• [Dataset extract]
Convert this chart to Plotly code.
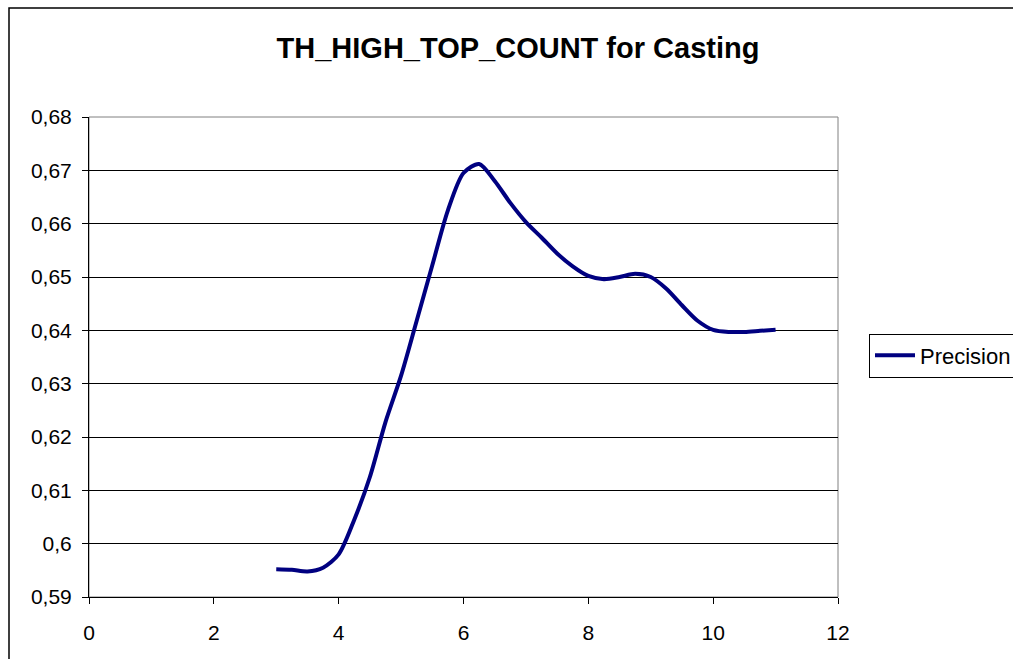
import plotly.graph_objects as go

x_vals = [3.0, 3.25, 3.5, 3.75, 4.0, 4.25, 4.5, 4.75, 5.0, 5.25, 5.5, 5.75, 6.0, 6.25, 6.5, 6.75,
          7.0, 7.25, 7.5, 7.75, 8.0, 8.25, 8.5, 8.75, 9.0, 9.25, 9.5, 9.75, 10.0, 10.25, 10.5, 10.75, 11.0]
precision = [0.5952, 0.5951, 0.5948, 0.5955, 0.5980, 0.6045, 0.6125, 0.6228, 0.6315, 0.6418, 0.6522,
             0.6625, 0.6695, 0.6712, 0.6680, 0.6639, 0.6603, 0.6574, 0.6544, 0.6520, 0.6502, 0.6496,
             0.6500, 0.6506, 0.6500, 0.6478, 0.6447, 0.6418, 0.6401, 0.6397, 0.6397, 0.6399, 0.6401]
y_ticks = [0.59, 0.60, 0.61, 0.62, 0.63, 0.64, 0.65, 0.66, 0.67, 0.68]
y_tick_text = ["0,59", "0,6", "0,61", "0,62", "0,63", "0,64", "0,65", "0,66", "0,67", "0,68"]
x_ticks = [0, 2, 4, 6, 8, 10, 12]
series_name = "Precision"
title_text = "TH_HIGH_TOP_COUNT for Casting"

FONT = "Liberation Sans, Arial, sans-serif"

fig = go.Figure()
fig.add_trace(go.Scatter(
    x=x_vals, y=precision, mode="lines", name=series_name,
    line=dict(color="#000080", width=4, shape="spline", smoothing=0.8),
))

W, H = 1013, 659
L, R, T, B = 89, 838, 117, 597
pw, ph = R - L, B - T

fig.update_layout(
    width=W, height=H,
    margin=dict(l=L, r=W - R, t=T, b=H - B, autoexpand=False),
    paper_bgcolor="white", plot_bgcolor="white",
    font=dict(family=FONT, size=21, color="black"),
    title=dict(text="<b>" + title_text + "</b>", x=518 / W, xref="container", xanchor="center",
               y=1 - 48 / H, yref="container", yanchor="middle",
               font=dict(family=FONT, size=29, color="black")),
    showlegend=True,
    legend=dict(x=(869 - L) / pw, xanchor="left", y=(B - 355.5) / ph, yanchor="middle",
                bordercolor="black", borderwidth=1, bgcolor="white",
                font=dict(family=FONT, size=22, color="black"),
                itemwidth=40, tracegroupgap=0),
    xaxis=dict(range=[0, 12], tickvals=x_ticks, showgrid=False, zeroline=False,
               showline=True, linecolor="black", linewidth=1,
               ticks="outside", ticklen=6, tickcolor="black",
               ticklabelstandoff=11, tickfont=dict(family=FONT, size=21)),
    yaxis=dict(range=[0.59, 0.68], tickvals=y_ticks, ticktext=y_tick_text,
               showgrid=True, gridcolor="black", gridwidth=1, zeroline=False,
               showline=True, linecolor="black", linewidth=1,
               ticks="outside", ticklen=6, tickcolor="black",
               ticklabelstandoff=6, tickfont=dict(family=FONT, size=21)),
    shapes=[
        dict(type="rect", xref="paper", yref="paper",
             x0=(9 - L) / pw, x1=(W + 20 - L) / pw, y0=(B - H - 20) / ph, y1=(B - 8) / ph,
             line=dict(color="black", width=1.5), layer="below"),
        dict(type="rect", xref="paper", yref="paper", x0=0, x1=1, y0=0, y1=1,
             line=dict(color="#808080", width=1), layer="below"),
    ],
)

fig.write_html("out.html")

• [Goal] Starting with the first line of the data above and ending with the line containing "import plotly.graph_objects as go", please restate every line exactly, leaving images out.

• [Expected answer]
Convert this chart to Plotly code.
import plotly.graph_objects as go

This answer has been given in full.